La rivalité sino-américaine en Afrique prend une tournure économique de plus en plus marquée. Longtemps cantonnée à la sphère diplomatique et sécuritaire, la compétition entre Pékin et Washington se déplace désormais vers le terrain commercial, où chaque geste est perçu comme un levier d’influence. Depuis janvier 2025, Donald Trump, revenu à la Maison Blanche, a introduit de nouvelles mesures douanières affectant une large partie du monde, y compris le continent africain. Une taxe forfaitaire de 10 % sur toutes les importations a été instaurée, accompagnée de surtaxes pouvant atteindre 50 % pour une cinquantaine de pays. Plusieurs États africains figurent sur cette liste, comme le Lesotho (50 %) ou l’Afrique du Sud (31 %), mettant en péril leurs filières exportatrices, notamment dans le textile et l’agroalimentaire.
Pékin avance ses pions
À rebours de cette posture protectionniste, la Chine a opté pour une stratégie d’ouverture. Lors d’un forum à Changsha dédié à la coopération sino-africaine, Lin Jian, porte-parole du ministère chinois des Affaires étrangères, a annoncé que 53 pays africains bénéficieront d’un accès sans droits de douane au marché chinois. Cette mesure, présentée comme un soutien au développement, s’inscrit en réalité dans un calcul politique assumé. En offrant aux producteurs africains un accès facilité à son marché, Pékin cherche à se positionner comme un partenaire plus stable et plus fiable que les États-Unis, dont les mesures tarifaires imprévisibles alimentent l’incertitude.
Loin d’être un geste purement symbolique, cette initiative cible directement les failles de la stratégie américaine. Alors que les droits de douane de Trump renchérissent le coût des exportations africaines vers les États-Unis, la Chine propose une voie alternative, où les producteurs de cacao, de café, de textile ou de fruits peuvent écouler leurs produits dans des conditions plus favorables. Il s’agit d’un contre-pied économique qui place les pays africains face à une offre pragmatique, sans conditionnalités financières immédiates mais aux implications politiques bien réelles.
Coopération ou alignement ?
Ce partenariat commercial n’est cependant pas inconditionnel. L’Eswatini, seul État africain entretenant encore des relations officielles avec Taïwan, a été exclu de l’accord. La Chine y affirme son principe d’ »une seule Chine », et utilise les préférences commerciales comme outil de persuasion diplomatique. Cette exclusion illustre la logique d’ensemble : les avantages sont accessibles à ceux qui respectent les priorités géopolitiques de Pékin.

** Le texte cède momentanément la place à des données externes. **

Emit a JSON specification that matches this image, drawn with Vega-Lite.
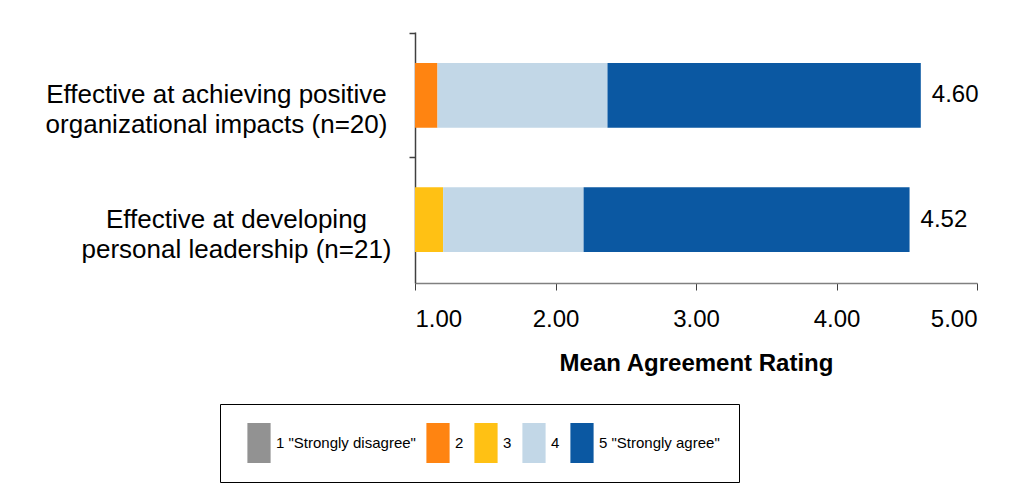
{
  "$schema": "https://vega.github.io/schema/vega-lite/v6.json",
  "width": 562,
  "height": 251,
  "autosize": {"type": "none"},
  "padding": {"left": 415, "top": 32, "right": 36, "bottom": 206},
  "background": "white",
  "config": {
    "view": {"stroke": null},
    "font": "Liberation Sans"
  },
  "datasets": {
    "segments": [
      {"item": "Organizational impacts", "rating": "2", "start": 1.0, "end": 1.16},
      {"item": "Organizational impacts", "rating": "4", "start": 1.16, "end": 2.37},
      {"item": "Organizational impacts", "rating": "5 \"Strongly agree\"", "start": 2.37, "end": 4.6},
      {"item": "Personal leadership", "rating": "3", "start": 1.0, "end": 1.2},
      {"item": "Personal leadership", "rating": "4", "start": 1.2, "end": 2.2},
      {"item": "Personal leadership", "rating": "5 \"Strongly agree\"", "start": 2.2, "end": 4.52}
    ],
    "means": [
      {"item": "Organizational impacts", "mean": 4.6},
      {"item": "Personal leadership", "mean": 4.52}
    ]
  },
  "resolve": {"axis": {"y": "independent"}},
  "layer": [
    {
      "data": {"name": "segments"},
      "mark": {"type": "bar"},
      "encoding": {
        "y": {
          "field": "item",
          "type": "nominal",
          "sort": ["Organizational impacts", "Personal leadership"],
          "scale": {"paddingInner": 0.48, "paddingOuter": 0.25},
          "axis": {
            "title": null,
            "orient": "left",
            "offset": 0,
            "domainColor": "#404040",
            "domainWidth": 1.5,
            "ticks": false,
            "labelAlign": "center",
            "labelBaseline": "middle",
            "labelPadding": {"condition": {"test": "datum.value == 'Organizational impacts'", "value": 199}, "value": 179},
            "labelLimit": 400,
            "labelFontSize": 26,
            "labelColor": "#000000",
            "labelLineHeight": 30,
            "labelExpr": "datum.value == 'Organizational impacts' ? ['Effective at achieving positive', 'organizational impacts (n=20)'] : ['Effective at developing', 'personal leadership (n=21)']"
          }
        },
        "x": {
          "field": "start",
          "type": "quantitative",
          "scale": {"domain": [1, 5], "nice": false, "zero": false},
          "axis": {
            "title": "Mean Agreement Rating",
            "values": [1, 2, 3, 4, 5],
            "format": ".2f",
            "grid": false,
            "domainColor": "#808080",
            "domainWidth": 1.5,
            "tickColor": "#404040",
            "tickSize": 7,
            "labelFontSize": 24,
            "labelColor": "#000000",
            "labelPadding": 17,
            "titleFontSize": 24,
            "titleFontWeight": "bold",
            "titleColor": "#000000",
            "titlePadding": 20
          }
        },
        "x2": {"field": "end"},
        "color": {
          "field": "rating",
          "type": "nominal",
          "scale": {
            "domain": ["1 \"Strongly disagree\"", "2", "3", "4", "5 \"Strongly agree\""],
            "range": ["#929292", "#FF8411", "#FFC114", "#C2D7E7", "#0B58A2"]
          },
          "legend": {
            "title": null,
            "orient": "none",
            "legendX": -195,
            "legendY": 372,
            "direction": "horizontal",
            "columns": 5,
            "symbolType": "M-0.58,-1L0.58,-1L0.58,1L-0.58,1Z",
            "symbolSize": 1600,
            "symbolStrokeWidth": 0,
            "symbolOpacity": 1,
            "labelFontSize": 15,
            "labelLimit": 300,
            "labelColor": "#000000",
            "labelOffset": -3,
            "columnPadding": 2,
            "padding": 19,
            "strokeColor": "#000000",
            "fillColor": "#ffffff"
          }
        }
      }
    },
    {
      "data": {"name": "means"},
      "mark": {"type": "text", "align": "left", "baseline": "middle", "dx": 11, "fontSize": 24, "color": "#000000"},
      "encoding": {
        "y": {
          "field": "item",
          "type": "nominal",
          "sort": ["Organizational impacts", "Personal leadership"],
          "axis": {
            "title": null,
            "orient": "left",
            "offset": 0,
            "domain": false,
            "labels": false,
            "ticks": true,
            "bandPosition": -0.4615,
            "tickSize": 6,
            "tickColor": "#404040",
            "tickWidth": 1.5
          }
        },
        "x": {"field": "mean", "type": "quantitative"},
        "text": {"field": "mean", "type": "quantitative", "format": ".2f"}
      }
    }
  ]
}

Dans ce bras de fer à distance, l’Afrique devient un champ d’expérimentation stratégique. Tandis que Trump mise sur des barrières tarifaires pour redéfinir les équilibres du commerce mondial, Pékin propose un accès préférentiel, conditionné à une loyauté politique implicite. Pour les États africains, la promesse chinoise représente une opportunité économique, mais aussi une incitation à se repositionner dans un monde multipolaire où les alliances se construisent autant par les ports que par les discours.